Writing Comparison-Contrast Essays guides your students step by step through the process of creating an essay that closely analyzes two topics, showing their similarities and differences. Students select topics from their studies (language arts, social studies, science, or math) or from personal interests. Instructions, activities, examples, interactives, and downloads help students research their topics and use three different organizational patterns to create their essays. You can present this unit right from your interactive whiteboard.
First students warm up their thinking by brainstorming the similarities and differences between themselves and a friend. Then students read a sample comparison-contrast essay to see how the parts work together. After responding to the sample essay, students work step by step through the process of comparing and contrasting in essays of their own.
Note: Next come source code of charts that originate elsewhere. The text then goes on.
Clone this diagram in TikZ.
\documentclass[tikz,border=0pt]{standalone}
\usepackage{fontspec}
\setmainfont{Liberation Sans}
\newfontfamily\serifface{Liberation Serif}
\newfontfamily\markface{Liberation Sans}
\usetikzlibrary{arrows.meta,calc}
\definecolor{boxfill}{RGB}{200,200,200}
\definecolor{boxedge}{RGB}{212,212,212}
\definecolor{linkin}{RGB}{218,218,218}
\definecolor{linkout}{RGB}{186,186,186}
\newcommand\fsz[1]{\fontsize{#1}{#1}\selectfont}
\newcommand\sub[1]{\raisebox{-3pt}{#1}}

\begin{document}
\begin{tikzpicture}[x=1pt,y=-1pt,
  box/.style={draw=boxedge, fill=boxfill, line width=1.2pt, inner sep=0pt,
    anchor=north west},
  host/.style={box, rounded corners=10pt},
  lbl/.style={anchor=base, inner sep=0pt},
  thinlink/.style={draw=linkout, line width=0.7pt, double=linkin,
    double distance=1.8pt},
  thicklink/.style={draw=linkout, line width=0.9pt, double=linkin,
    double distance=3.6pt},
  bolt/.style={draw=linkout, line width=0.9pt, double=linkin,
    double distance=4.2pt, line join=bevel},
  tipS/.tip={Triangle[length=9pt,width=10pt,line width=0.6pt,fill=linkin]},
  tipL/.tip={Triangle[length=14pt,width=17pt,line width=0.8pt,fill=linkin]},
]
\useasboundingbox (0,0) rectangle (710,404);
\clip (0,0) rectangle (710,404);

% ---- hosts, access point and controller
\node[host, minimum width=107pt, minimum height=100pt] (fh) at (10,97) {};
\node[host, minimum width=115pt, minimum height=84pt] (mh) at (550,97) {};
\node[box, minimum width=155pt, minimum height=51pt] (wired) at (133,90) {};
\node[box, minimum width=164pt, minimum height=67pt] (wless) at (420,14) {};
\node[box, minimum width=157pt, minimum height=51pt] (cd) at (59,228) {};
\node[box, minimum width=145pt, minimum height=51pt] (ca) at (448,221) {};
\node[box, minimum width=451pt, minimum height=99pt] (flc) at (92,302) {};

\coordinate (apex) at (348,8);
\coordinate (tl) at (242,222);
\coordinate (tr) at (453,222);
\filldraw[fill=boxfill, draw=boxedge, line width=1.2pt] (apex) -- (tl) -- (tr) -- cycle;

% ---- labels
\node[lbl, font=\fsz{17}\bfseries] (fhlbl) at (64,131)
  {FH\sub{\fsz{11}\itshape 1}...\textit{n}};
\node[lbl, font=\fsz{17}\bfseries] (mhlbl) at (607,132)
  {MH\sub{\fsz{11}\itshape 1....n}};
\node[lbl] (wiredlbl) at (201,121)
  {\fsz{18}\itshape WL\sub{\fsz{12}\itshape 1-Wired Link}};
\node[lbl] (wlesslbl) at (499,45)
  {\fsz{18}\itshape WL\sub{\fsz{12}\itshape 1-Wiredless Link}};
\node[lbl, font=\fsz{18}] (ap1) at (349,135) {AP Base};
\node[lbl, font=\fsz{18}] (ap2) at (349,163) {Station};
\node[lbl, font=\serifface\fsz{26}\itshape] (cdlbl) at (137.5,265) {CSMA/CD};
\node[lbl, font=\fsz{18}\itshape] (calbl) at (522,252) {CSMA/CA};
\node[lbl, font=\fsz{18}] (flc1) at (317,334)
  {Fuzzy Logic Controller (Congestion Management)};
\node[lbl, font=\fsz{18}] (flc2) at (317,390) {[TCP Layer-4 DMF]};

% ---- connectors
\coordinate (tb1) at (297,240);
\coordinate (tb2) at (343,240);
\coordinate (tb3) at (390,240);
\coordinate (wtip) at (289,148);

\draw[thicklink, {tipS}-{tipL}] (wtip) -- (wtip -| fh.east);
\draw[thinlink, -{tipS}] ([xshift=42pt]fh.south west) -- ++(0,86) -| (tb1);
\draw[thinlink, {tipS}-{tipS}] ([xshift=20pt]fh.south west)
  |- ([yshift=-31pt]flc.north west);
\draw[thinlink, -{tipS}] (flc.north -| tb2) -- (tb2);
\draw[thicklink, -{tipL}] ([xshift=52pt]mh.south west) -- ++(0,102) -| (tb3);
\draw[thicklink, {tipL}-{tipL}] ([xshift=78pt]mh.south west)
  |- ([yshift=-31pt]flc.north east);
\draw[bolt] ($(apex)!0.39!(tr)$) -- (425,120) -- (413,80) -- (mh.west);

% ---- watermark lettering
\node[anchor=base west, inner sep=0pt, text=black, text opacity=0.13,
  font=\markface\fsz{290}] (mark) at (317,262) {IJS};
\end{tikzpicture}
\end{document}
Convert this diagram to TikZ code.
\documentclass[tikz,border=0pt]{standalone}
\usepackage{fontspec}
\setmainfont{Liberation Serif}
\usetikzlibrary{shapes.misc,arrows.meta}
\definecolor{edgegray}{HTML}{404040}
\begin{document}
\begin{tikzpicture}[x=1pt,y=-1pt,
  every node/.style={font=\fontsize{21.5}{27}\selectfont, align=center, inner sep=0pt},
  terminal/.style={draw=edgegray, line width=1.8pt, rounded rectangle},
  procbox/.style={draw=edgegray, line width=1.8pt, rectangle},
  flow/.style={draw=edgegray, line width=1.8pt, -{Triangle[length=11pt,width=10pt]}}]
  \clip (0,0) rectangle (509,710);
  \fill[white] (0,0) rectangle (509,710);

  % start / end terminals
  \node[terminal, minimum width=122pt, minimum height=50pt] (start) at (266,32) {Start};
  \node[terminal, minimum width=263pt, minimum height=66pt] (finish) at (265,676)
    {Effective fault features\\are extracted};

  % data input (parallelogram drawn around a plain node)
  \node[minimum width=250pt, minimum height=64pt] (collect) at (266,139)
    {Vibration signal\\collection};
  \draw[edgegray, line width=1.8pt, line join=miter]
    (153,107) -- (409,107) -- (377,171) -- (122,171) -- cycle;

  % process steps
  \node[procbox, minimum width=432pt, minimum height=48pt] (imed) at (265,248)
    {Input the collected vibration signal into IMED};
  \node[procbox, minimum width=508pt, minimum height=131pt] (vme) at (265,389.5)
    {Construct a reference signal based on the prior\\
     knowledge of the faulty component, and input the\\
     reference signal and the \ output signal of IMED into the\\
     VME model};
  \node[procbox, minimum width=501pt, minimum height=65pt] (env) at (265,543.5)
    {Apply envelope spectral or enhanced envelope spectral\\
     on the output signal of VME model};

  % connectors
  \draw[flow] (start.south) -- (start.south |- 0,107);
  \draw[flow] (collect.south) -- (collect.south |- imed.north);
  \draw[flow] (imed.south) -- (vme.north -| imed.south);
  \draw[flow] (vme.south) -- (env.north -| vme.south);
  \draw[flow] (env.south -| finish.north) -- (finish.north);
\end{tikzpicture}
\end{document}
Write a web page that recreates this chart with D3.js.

- Prewriting activities help students select two interesting topics to compare and contrast. They can select topics from class content or personal interests. Students then research their topics, reviewing a variety of sources and gathering similarities and differences. Afterward, they write a thesis statement to focus their thinking about the topics.
- Writing activities help students develop a first draft that catches the reader's interest, introduces the topics, and thoroughly compares and contrasts them. Students learn effective explanatory strategies for beginnings, middles, and endings and read a sample essay by another student.
- Revising activities help students use parallel structure as they analyze their topics. They also learn to use effective transitions for comparing and contrasting. A peer review and a revising checklist help student complete their revisions.
- Editing activities help students correctly use comparative and superlative modifiers as well as punctuate compound sentences. An editing checklist guides students in correcting punctuation, capitalization, spelling, usage, and grammar.
- Publishing activities encourage students to share their clean final copies with others and reflect on what they have learned.